Since one of the 10.0.x upgrades I've noticed some unexpected behaviour when using the download tool to POST to a web service with authentication. I can see using Fiddler that Alteryx is carrying out two calls, one without security credentials present which fails, followed by another with the Authorization string which succeeds. This can result in conflicting information where download data is returned successfully but the download headers include the 401 Unauthorized return from the initial call. Screenshot of this below, DownloadData returned with DownloadHeaders from the first call.
This isn't causing any problem in my use case but it's certainly unexpected behaviour to me.
That's interesting. I haven't seen the same thing but I'm wondering if as part of the workflow/tool initialization it makes the inital call. I think the impact would be if your workflow has built in checks of the response field to ensure valid calls.
Building such a mechanism was promoted in the 'Web Scraping with Download Tool' webinar that was presented on Tuesday of this week. The instructor build a macro that looked only for a 200 (valid) response and filtered the other stuff out. If you have followed that method, you'd be missing the valid data.
Hopefully and Alteryx engineer could chime in on this one. Have you tried it in 10.1?
I should add, the mismatch between download data and headers is not consistent, on some occasions the header for the second call including authentication appears. The sequence of posts is totally consistent however, there are always two, one with and one without.
the inputD.txt file contains the content of the POST message and must be in the same folder where you’re running the curl.exe command. This command will ask you to input the account password. Once you do that, you will get two header files: -v and –u , one has the 401 message and the other the 200 message.
Since this is the expected behaviour for both the standard tool (curl) and the NTLM protocol, we cannot change the output. I attached a suggested modification of the workflow you sent to process the 401/200 header cases to address the decision path issue.
Explanation of the workflow:
Started by adding a RecordID tool to be able to join back the results to the original data stream. This is also useful if you have multiple responses.
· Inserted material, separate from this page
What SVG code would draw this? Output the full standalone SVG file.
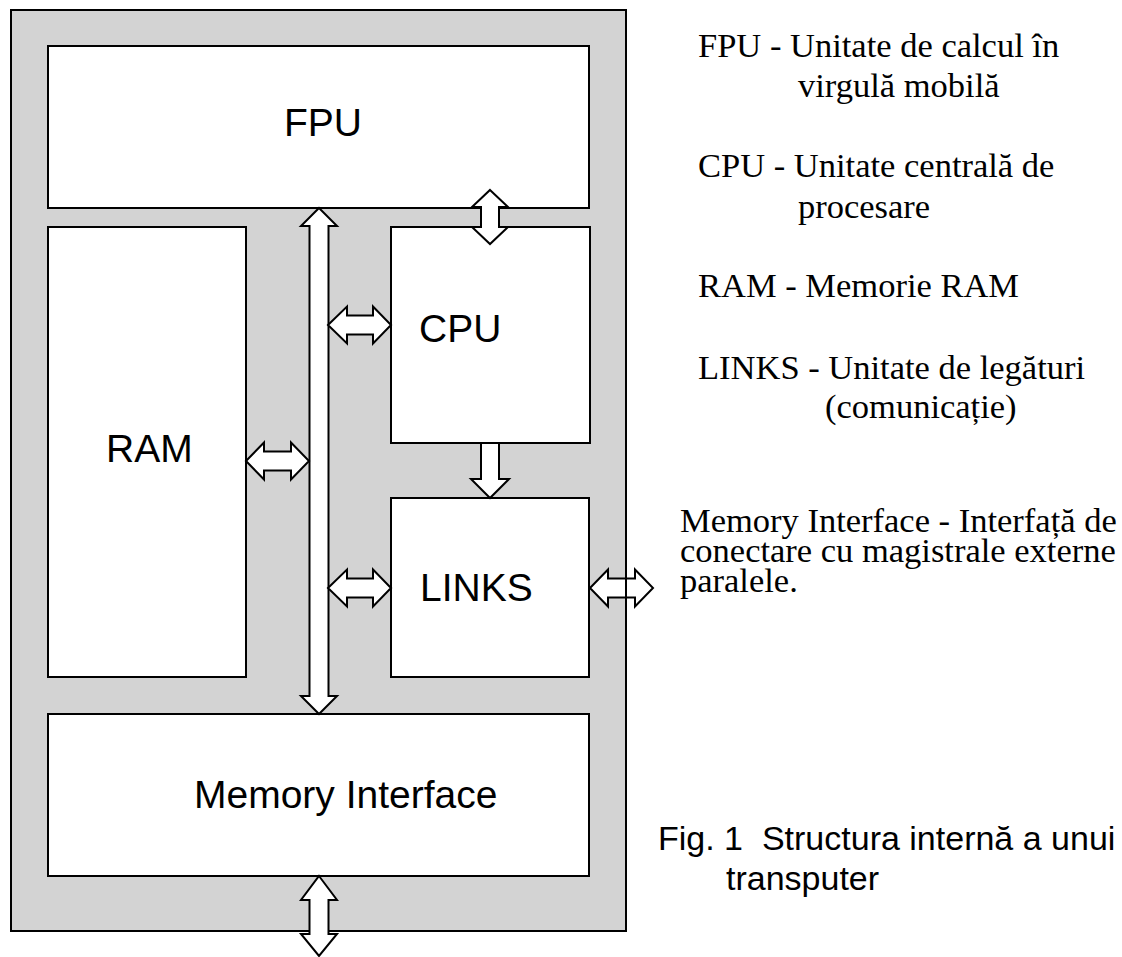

With the select tool I keep only the RecordID and the Header field
Using the Text to Columns tool, I split the Header results into separate rows with \n as delimiter
Using the filter tool I filter for Rows that containing HTTP/1.1 to get rid of the rest of the header results.
Using the formula tool, I check if it’s a 200 or a 401 message and set a New Field of type Bool as 1 or 0 accordingly. In the case where there are both 401 and 200 messages, we will have both a 1 and a 0 for the same record ID. We will address this using the Summarize tool.
In the Summarize tool, I GroupBy RecordID and select Max of Successful which will give me a 1 if there is both a 200 and 401 message. It will also give a 1 if there is only a 200 message and a 0 if there is only any message other than 200.
Finally, I join the result with the original data using the RecordID so the result is:
You can use the field Successful for further conditional checks
You can modify the If statement in the formula tool to account for other message types if relevant.